Quindi su questo punto Germania e alleati devono essere chiari: vogliono rispolverare il progetto, poi accantonato nel 2012, di un euro a due velocità o stanno solo prendendo tempo per andarsene?

Magari chiudendo pure le frontiere dopo tanti discorsi della Merkel.

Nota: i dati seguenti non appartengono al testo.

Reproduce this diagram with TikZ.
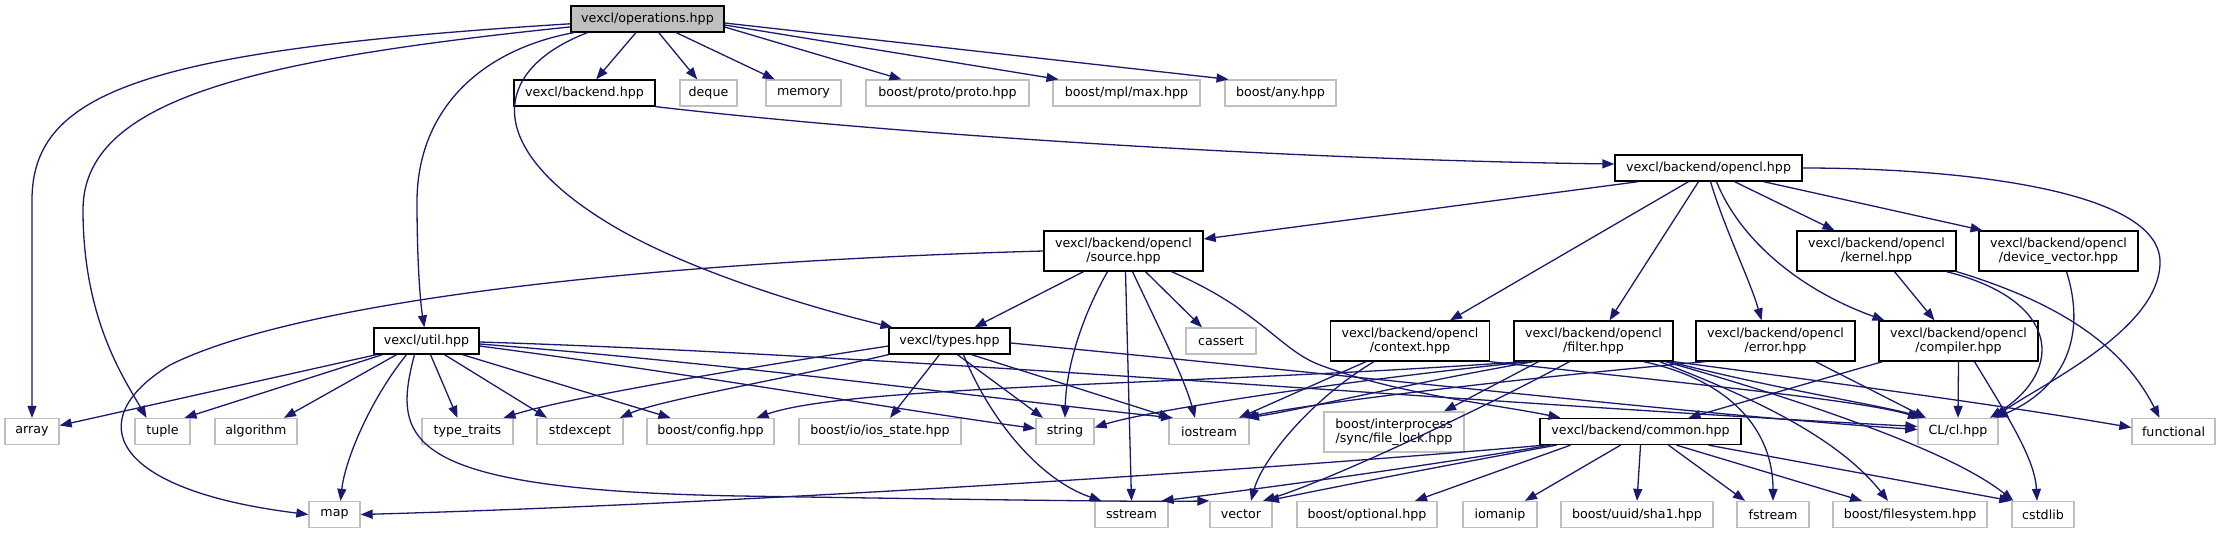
\documentclass[tikz,border=0pt]{standalone}
\usepackage{fontspec}
\setmainfont{DejaVu Sans}
\usetikzlibrary{arrows.meta}
\definecolor{edgeblue}{HTML}{191970}
\definecolor{extgray}{HTML}{BFBFBF}
\definecolor{opsfill}{HTML}{BFBFBF}
\begin{document}
\begin{tikzpicture}[x=1pt,y=-1pt,
  every node/.style={font=\fontsize{12.66}{14}\selectfont, inner sep=0pt, align=center},
  doc/.style={draw=black, line width=1.3pt, fill=white, minimum height=26pt},
  doctwo/.style={doc, minimum height=40pt},
  ext/.style={draw=extgray, line width=1.3pt, fill=white, minimum height=26pt},
  exttwo/.style={ext, minimum height=40pt},
  inc/.style={draw=edgeblue, line width=1.3pt, -{Triangle[length=12pt,width=9pt]}}
]
\useasboundingbox (0,0) rectangle (2221,533);
% row 0
\node[doc, fill=opsfill, minimum width=153pt] (ops) at (647.5,19) {vexcl/operations.hpp};
% row 1
\node[doc, minimum width=141pt] (backend) at (584.5,93) {vexcl/backend.hpp};
\node[ext, minimum width=57pt] (deque) at (708.5,93) {deque};
\node[ext, minimum width=75pt] (memory) at (803.5,93) {memory};
\node[ext, minimum width=163pt] (proto) at (947.5,93) {boost/proto/proto.hpp};
\node[ext, minimum width=147pt] (mpl) at (1126.5,93) {boost/mpl/max.hpp};
\node[ext, minimum width=111pt] (any) at (1280.5,93) {boost/any.hpp};
% row 2
\node[doc, minimum width=187pt] (opencl) at (1708.5,168) {vexcl/backend/opencl.hpp};
% row 3
\node[doctwo, minimum width=159pt] (source) at (1123.5,251) {vexcl/backend/opencl\\/source.hpp};
\node[doctwo, minimum width=159pt] (kernel) at (1876.5,251) {vexcl/backend/opencl\\/kernel.hpp};
\node[doctwo, minimum width=159pt] (devvec) at (2058.5,251) {vexcl/backend/opencl\\/device\_vector.hpp};
% row 4
\node[doc, minimum width=105pt] (util) at (426.5,341) {vexcl/util.hpp};
\node[doc, minimum width=121pt] (types) at (949.5,341) {vexcl/types.hpp};
\node[ext, minimum width=70pt] (cassert) at (1221,341) {cassert};
\node[doctwo, minimum width=159pt] (context) at (1410,341) {vexcl/backend/opencl\\/context.hpp};
\node[doctwo, minimum width=159pt] (filter) at (1593.5,341) {vexcl/backend/opencl\\/filter.hpp};
\node[doctwo, minimum width=159pt] (error) at (1775.5,341) {vexcl/backend/opencl\\/error.hpp};
\node[doctwo, minimum width=159pt] (compiler) at (1958.5,341) {vexcl/backend/opencl\\/compiler.hpp};
% row 5
\node[ext, minimum width=54pt] (array) at (32,431.5) {array};
\node[ext, minimum width=55pt] (tuple) at (162.5,431.5) {tuple};
\node[ext, minimum width=82pt] (algorithm) at (256,431.5) {algorithm};
\node[ext, minimum width=91pt] (typetraits) at (467.5,431.5) {type\_traits};
\node[ext, minimum width=86pt] (stdexcept) at (580,431.5) {stdexcept};
\node[ext, minimum width=127pt] (config) at (710.5,431.5) {boost/config.hpp};
\node[ext, minimum width=162pt] (iosstate) at (880,431.5) {boost/io/ios\_state.hpp};
\node[ext, minimum width=58pt] (string) at (1065,431.5) {string};
\node[ext, minimum width=80pt] (iostream) at (1209,431.5) {iostream};
\node[exttwo, minimum width=140pt] (filelock) at (1394,432) {boost/interprocess\\/sync/file\_lock.hpp};
\node[doc, minimum width=201pt] (common) at (1640.5,431.5) {vexcl/backend/common.hpp};
\node[ext, minimum width=80pt] (cl) at (1958,431.5) {CL/cl.hpp};
\node[ext, minimum width=83pt] (functional) at (2173.5,431.5) {functional};
% row 6
\node[ext, minimum width=51pt] (map) at (334.5,514.5) {map};
\node[ext, minimum width=73pt] (sstream) at (1131.5,514.5) {sstream};
\node[ext, minimum width=62pt] (vector) at (1241,514.5) {vector};
\node[ext, minimum width=140pt] (optional) at (1367,514.5) {boost/optional.hpp};
\node[ext, minimum width=74pt] (iomanip) at (1500,514.5) {iomanip};
\node[ext, minimum width=152pt] (sha1) at (1637,514.5) {boost/uuid/sha1.hpp};
\node[ext, minimum width=72pt] (fstream) at (1773,514.5) {fstream};
\node[ext, minimum width=154pt] (filesystem) at (1910,514.5) {boost/filesystem.hpp};
\node[ext, minimum width=62pt] (cstdlib) at (2043,514.5) {cstdlib};

% operations.hpp
\draw[inc] (ops) .. controls (150,50) and (32,90) .. (32,200) -- (array);
\draw[inc] (ops) .. controls (250,60) and (83,100) .. (83,210) .. controls (83,320) and (125,380) .. ([xshift=-16pt]tuple.north);
\draw[inc] (ops) .. controls (480,50) and (418,110) .. (417,200) .. controls (417,260) and (420,300) .. (util);
\draw[inc] ([xshift=-60pt]ops.south) .. controls (490,70) and (480,150) .. (620,230) .. controls (700,275) and (820,310) .. (types);
\draw[inc] (ops) -- (backend);
\draw[inc] (ops) -- (deque);
\draw[inc] (ops) -- (memory);
\draw[inc] ([yshift=-8pt]ops.east) -- (proto);
\draw[inc] ([yshift=-6pt]ops.east) -- ([xshift=-68pt]mpl.north);
\draw[inc] ([yshift=-4pt]ops.east) -- ([xshift=-52pt]any.north);
% backend.hpp
\draw[inc] (backend.south east) .. controls (900,135) and (1300,160) .. ([yshift=4pt]opencl.west);
% opencl.hpp
\draw[inc] ([xshift=-70pt]opencl.south) -- ([yshift=12pt]source.east);
\draw[inc] ([xshift=-20pt]opencl.south) -- ([xshift=40pt]context.north);
\draw[inc] ([xshift=-10pt]opencl.south) -- ([xshift=16pt]filter.north);
\draw[inc] ([xshift=2pt]opencl.south) .. controls (1725,230) and (1750,280) .. ([xshift=-14pt]error.north);
\draw[inc] ([xshift=8pt]opencl.south) .. controls (1740,240) and (1800,290) .. ([xshift=-74pt]compiler.north);
\draw[inc] ([xshift=26pt]opencl.south) -- ([xshift=-42pt]kernel.north);
\draw[inc] ([xshift=55pt]opencl.south) -- ([xshift=-76pt]devvec.north);
\draw[inc] (opencl.east) .. controls (1960,168) and (2160,190) .. (2160,262) .. controls (2160,330) and (2040,385) .. ([xshift=36pt]cl.north);
% source.hpp
\draw[inc] (source.west) .. controls (650,262) and (300,300) .. (170,365) .. controls (80,420) and (110,490) .. (map.west);
\draw[inc] ([xshift=-40pt]source.south) -- ([xshift=25pt]types.north);
\draw[inc] ([xshift=-16pt]source.south) .. controls (1080,320) and (1066,370) .. (string.north);
\draw[inc] ([xshift=2pt]source.south) -- (sstream.north);
\draw[inc] ([xshift=9pt]source.south) .. controls (1160,330) and (1185,380) .. ([xshift=-14pt]iostream.north);
\draw[inc] ([xshift=22pt]source.south) -- ([xshift=-19pt]cassert.north);
\draw[inc] ([xshift=48pt]source.south) .. controls (1260,310) and (1280,350) .. (1320,365) .. controls (1400,395) and (1500,405) .. ([xshift=-80pt]common.north);
% kernel.hpp
\draw[inc] ([xshift=18pt]kernel.south) -- ([xshift=-24pt]compiler.north);
\draw[inc] ([xshift=70pt]kernel.south) .. controls (2060,300) and (2065,370) .. ([xshift=32pt]cl.north);
\draw[inc] (kernel.south east) .. controls (2050,300) and (2120,340) .. ([xshift=-14pt]functional.north);
% device_vector.hpp
\draw[inc] ([xshift=8pt]devvec.south) .. controls (2085,330) and (2070,385) .. ([xshift=38pt]cl.north);
% compiler.hpp
\draw[inc] ([xshift=-76pt]compiler.south) -- ([xshift=48pt]common.north);
\draw[inc] (compiler.south) -- (cl.north);
\draw[inc] ([xshift=16pt]compiler.south) .. controls (2010,420) and (2035,460) .. ([xshift=-6pt]cstdlib.north);
% error.hpp
\draw[inc] ([xshift=-70pt]error.south) .. controls (1500,380) and (1300,405) .. ([xshift=36pt]iostream.north);
\draw[inc] ([xshift=40pt]error.south) -- ([xshift=-32pt]cl.north);
% context.hpp
\draw[inc] ([xshift=-44pt]context.south) -- ([xshift=30pt]iostream.north);
\draw[inc] ([xshift=-36pt]context.south) .. controls (1310,400) and (1262,460) .. ([xshift=10pt]vector.north);
\draw[inc] (context.south east) .. controls (1700,385) and (1860,400) .. ([xshift=-38pt]cl.north);
% filter.hpp
\draw[inc] ([xshift=-64pt]filter.south) .. controls (1350,380) and (1150,410) .. ([yshift=4pt]string.east);
\draw[inc] ([xshift=-60pt]filter.south) .. controls (1400,385) and (1300,410) .. ([xshift=38pt]iostream.north);
\draw[inc] ([xshift=-70pt]filter.south) .. controls (1200,385) and (850,385) .. ([xshift=46pt]config.north);
\draw[inc] ([xshift=-55pt]filter.south) -- ([xshift=50pt]filelock.north);
\draw[inc] ([xshift=-24pt]filter.south) .. controls (1480,410) and (1330,480) .. ([xshift=22pt]vector.north);
\draw[inc] ([xshift=76pt]filter.south) .. controls (1780,390) and (1880,405) .. ([xshift=-34pt]cl.north);
\draw[inc] (filter.south east) .. controls (1850,385) and (2000,405) .. ([yshift=4pt]functional.west);
\draw[inc] ([xshift=72pt]filter.south) .. controls (1800,400) and (1950,450) .. ([xshift=2pt]cstdlib.north west);
\draw[inc] ([xshift=50pt]filter.south) .. controls (1730,380) and (1773,430) .. (fstream.north);
\draw[inc] ([xshift=66pt]filter.south) .. controls (1760,400) and (1840,440) .. ([xshift=-22pt]filesystem.north);
% types.hpp
\draw[inc] ([yshift=-5pt]types.west) .. controls (700,375) and (560,400) .. ([xshift=36pt]typetraits.north);
\draw[inc] (types.south west) .. controls (780,380) and (660,400) .. ([xshift=40pt]stdexcept.north);
\draw[inc] ([xshift=-10pt]types.south) -- ([xshift=10pt]iosstate.north);
\draw[inc] ([xshift=8pt]types.south) -- ([xshift=-22pt]string.north);
\draw[inc] ([xshift=22pt]types.south) -- ([xshift=-38pt]iostream.north);
\draw[inc] ([xshift=14pt]types.south) .. controls (990,420) and (1040,480) .. ([xshift=-30pt]sstream.north);
\draw[inc] ([yshift=-2pt]types.east) .. controls (1400,380) and (1700,415) .. ([yshift=2pt]cl.west);
% util.hpp
\draw[inc] ([xshift=-50pt]util.south) -- ([yshift=6pt]array.east);
\draw[inc] ([xshift=-44pt]util.south) -- ([xshift=22pt]tuple.north);
\draw[inc] ([xshift=-30pt]util.south) -- ([xshift=28pt]algorithm.north);
\draw[inc] ([xshift=-20pt]util.south) .. controls (370,400) and (345,460) .. ([xshift=6pt]map.north);
\draw[inc] ([xshift=4pt]util.south) -- ([xshift=-10pt]typetraits.north);
\draw[inc] ([xshift=18pt]util.south) -- ([xshift=-33pt]stdexcept.north);
\draw[inc] ([xshift=36pt]util.south) -- ([xshift=-40pt]config.north);
\draw[inc] ([xshift=-12pt]util.south) .. controls (392,440) and (400,490) .. (740,496) .. controls (1000,500) and (1150,502) .. (vector.north west);
\draw[inc] ([yshift=-5pt]util.east) .. controls (700,375) and (900,410) .. ([yshift=3pt]string.west);
\draw[inc] ([yshift=-3pt]util.east) .. controls (750,365) and (1000,400) .. ([xshift=-36pt]iostream.north);
\draw[inc] ([yshift=-1pt]util.east) .. controls (900,355) and (1500,405) .. ([yshift=5pt]cl.west);
% common.hpp
\draw[inc] ([xshift=-96pt]common.south) .. controls (1200,475) and (700,505) .. (map.east);
\draw[inc] ([xshift=-90pt]common.south) .. controls (1400,470) and (1250,490) .. ([xshift=30pt]sstream.north);
\draw[inc] ([xshift=-84pt]common.south) .. controls (1420,470) and (1320,490) .. ([xshift=26pt]vector.north);
\draw[inc] ([xshift=-70pt]common.south) -- ([xshift=48pt]optional.north);
\draw[inc] ([xshift=-20pt]common.south) -- ([xshift=25pt]iomanip.north);
\draw[inc] (common.south) -- (sha1.north);
\draw[inc] ([xshift=28pt]common.south) -- ([xshift=-28pt]fstream.north);
\draw[inc] ([xshift=36pt]common.south) -- ([xshift=-48pt]filesystem.north);
\draw[inc] ([xshift=68pt]common.south) -- (cstdlib.north west);
\end{tikzpicture}
\end{document}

Non credo. Il caos generatosi in Europa dalla combinazione del flusso degli immigrati con la paura che sta ingenerando nei governi e nei cittadini la successione degli attentati terroristici di matrice Isis, mette a nudo la mancanza di politica estera univoca dell’Unione Europea. Dopo gli attentati a Parigi e quelli che hanno coinvolto la Germania e la Turchia, snodi cruciali dell’immigrazione già integrata e di quella che vuole pacificamente integrarsi, senza un’immediata identificazione di pochi e chiari approdi europei (hotspot) e la collaborazione dei Paesi dell’Unione allargata – che oggi sembrano solo prendere dall’Ue senza dare nulla in termini di solidarietà – sarà quasi ineluttabile il ritorno alle frontiere. Soprattutto se si considera la spinta dei tanti partiti nazionalisti e il biennio 2016-2017 denso di appuntamenti elettorali importantissimi (politiche spagnole forse di nuovo alle porte, amministrative italiane, presidenziali francesi, referendum inglese sulla Brexit, per non dire della Grexit sempre incombente). Perché non pensare allora all’individuazione di un unico hotspot (o al massimo due) nel Mediterraneo e in Continente che rappresenti per tutti coloro che scappano da guerra e fame la Ellis Island europea?

Cos’altro cambia per evitare che tutti preferiscano l’anciene regime in Europa?

L’Europa, a 14 anni dalla nascita dell’euro, vive il suo momento di massima impopolarità. L’Unione ha comportato molti vantaggi ma non per le fasce più deboli della società e le istituzioni di Bruxelles sembrano lontane anni luce dai 500 milioni di persone che dovrebbero amministrare. Occorre indire subito, in previsione dei 60 dal Trattato di Roma, una grande Conferenza che stabilisca tre cose: la redazione di una Costituzione Europea, il rafforzamento dei poteri del Parlamento europeo, la riforma della legge elettorale con espressa scelta del Presidente della Commissione da parte dell’elettorato. Solo così si riuscirà a passare dall’attuale Confederazione ad una vera Federazione di Stati. Resta anche sul tappeto il nodo, non irrilevante, della necessità di avere anche una lingua comune europea.

Molti temono una nuova crisi del debito.

A parte le dispute, il 3% di rapporto deficit-Pil e il 60% del tetto di rapporto debito-Pil sono ormai anti-storici. Il primo, violato più volte da Francia e Germania all’inizio del Millennio, ha dovuto trovare la foglia di fico della ‘’flessibilità’’ concessa da Bruxelles legata alle emergenze (prima la crisi, poi i migranti e poi le spese anti-terrorismo) per essere di fatto sospeso, salvo i diktat improvvisi di Bruxelles sulle leggi finanziarie nazionali. Il secondo è bypassato pressoché da tutti ma ingabbiato nelle maglie del Fiscal Compact. E’ arrivato il momento di sospendere tutte le diavolerie contabili che stanno diventando incomprensibili (deficit strutturale, deficit al netto del ciclo, squilibri economici) agli stessi addetti ai lavori comunitari che controllano i bilanci di 28 paesi, 19 dell’Eurozona. Perché non tirare una linea e ripartire da una grande Conferenza sul debito, in stile Bretton Woods?

L’Italia dal super debito è al riparo?

Concordo con Marco Fortis di valutare il debito implicito oltre quello esplicito che ci fa diventare virtuosi, come anche il basso tasso di indebitamento consolidato rende l’Italia più forte, ma non illudiamoci: questi parametri non entreranno mai nei Trattati e resteranno solo nelle pagine degli uffici studi, oltre ad essere pericolosi anche per noi, perché indurrebbero il governo ad avere un atteggiamento lassista sul fronte del taglio della spesa inutile. L’Italia è molto più solida di quanto sembri, ma questo lo dobbiamo agli italiani, non a chi ha governato senza ridurre debito e sprechi. Quindi c’è una sola strada maestra: tagliare il debito e la spesa inutile.